O mundo está chato demais. Você não pode se expressar que corre o risco de ser ideologizado. Você não pode pensar fora da caixa que talvez sofra um exílio sem volta. Você não pode brincar com nada sob a pecha de que está constrangendo o outro.
O politicamente correto virou paranoia, perseguição, caça às bruxas.
Não se releva mais o contexto de cada fala, de cada diálogo, de cada encontro. Não se perdoam mais as palavras levando em conta as intenções.
Nelson Rodrigues não iria sobreviver aos nossos tempos de patrulha. Millôr não iria sobreviver aos nossos tempos literais. Sérgio Porto não iria sobreviver aos nossos tempos de censura moral. Seriam sumariamente cancelados.
Ironia é uma figura de linguagem abolida. Só vigoram o lugar comum, o clichê, a tirania de uma única e indivisível opinião. Sátiras não têm espaço para nascer e combater condicionamentos.
Há preconceitos e crimes que não podem mesmo ser perpetrados pelo humor. Mas os limites do que é errado extrapolaram o bom senso. Atingem a todos em qualquer hora.
A liberdade morreu. É uma quimera.
Você pode decidir se converter num eremita, fazer voto de silêncio e não se indispor com coisa alguma. Nem assim escapará do impasse. Ainda haverá alguém perguntando: por que você está me olhando?
Predomina uma tendência de se ver dono dos direitos sem a contrapartida dos deveres.
Os descontentes não reclamam mais de nenhum serviço, mas processam. Vivem se sentindo injustiçados. Voo foi cancelado: processam a companhia aérea. Conta da luz veio com despesas a mais: processam a companhia de energia elétrica. Wi-Fi sem sinal e perda de um dia de trabalho: processam a operadora. Não se pega mais o telefone para pedir informações e reivindicar correções. Há a procura de lucro e culpados em todo aborrecimento prosaico de nossa vida. Parece que as pessoas estão comemorando as falhas alheias, que se tornaram uma mina de ouro para retratações.
Depois dizem que a Justiça é lenta, mas como será rápida com tantos processos desnecessários?
Ninguém toma uma ducha fria antes de tomar providências.
A escola não é poupada. Basta o filho reclamar do excesso de obrigações que os pais aparecem na coordenação alegando que ele anda estressado, que a escola exige muito de sua saúde emocional ao dar tantos temas de casa. Os pais não confiam no método da escola, apesar de terem sido eles, paradoxalmente, que escolheram a instituição.
Maldita educação em que alunos não são mais alunos, mas clientes. Onde pararemos?
Imagine, então, a seguinte cena no Ensino Fundamental.
Um professor indica um aluno para protagonizar o papel de churrasqueiro numa peça infantil sobre a Semana Farroupilha. A apresentação será no auditório da escola para as famílias.

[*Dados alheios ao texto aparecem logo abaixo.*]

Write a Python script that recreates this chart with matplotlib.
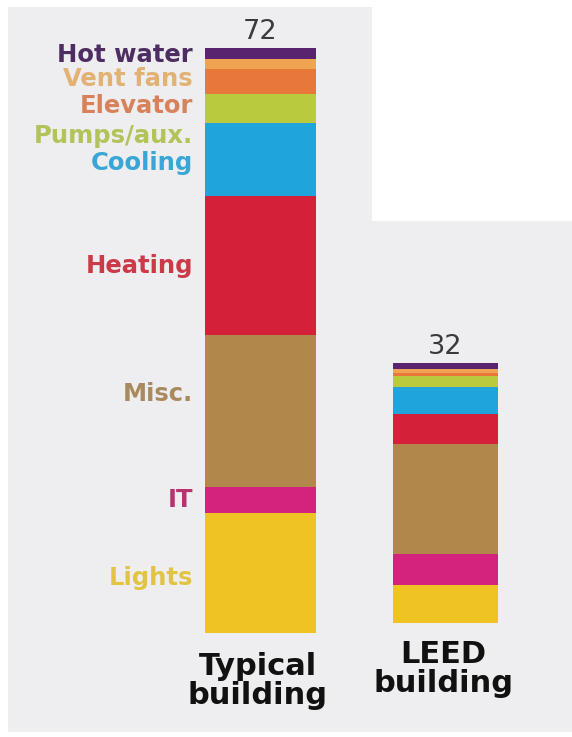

O menino coloca a carne para assar enquanto recebe os seus convidados no palco.
Depois dos ensaios, estranhamente, o professor é convocado pela direção. Foi denunciado pelos pais por ter constrangido a criança, humilhado a criança, atribuindo-lhe uma figura que sacrifica os animais. Pois a família é vegana.
O professor não tinha como adivinhar os princípios morais e éticos daquele lar (que são justos, desde que informados com antecedência). Ele foi acusado antes de ser instruído. Jurou que estava valorizando o aluno em papel de destaque na comemoração do 20 de Setembro.
Se esse é um caso verídico, se aconteceu de verdade? Não é, mas acontece todos os dias em nossas escolas de um jeito ou de outro, variando apenas os personagens.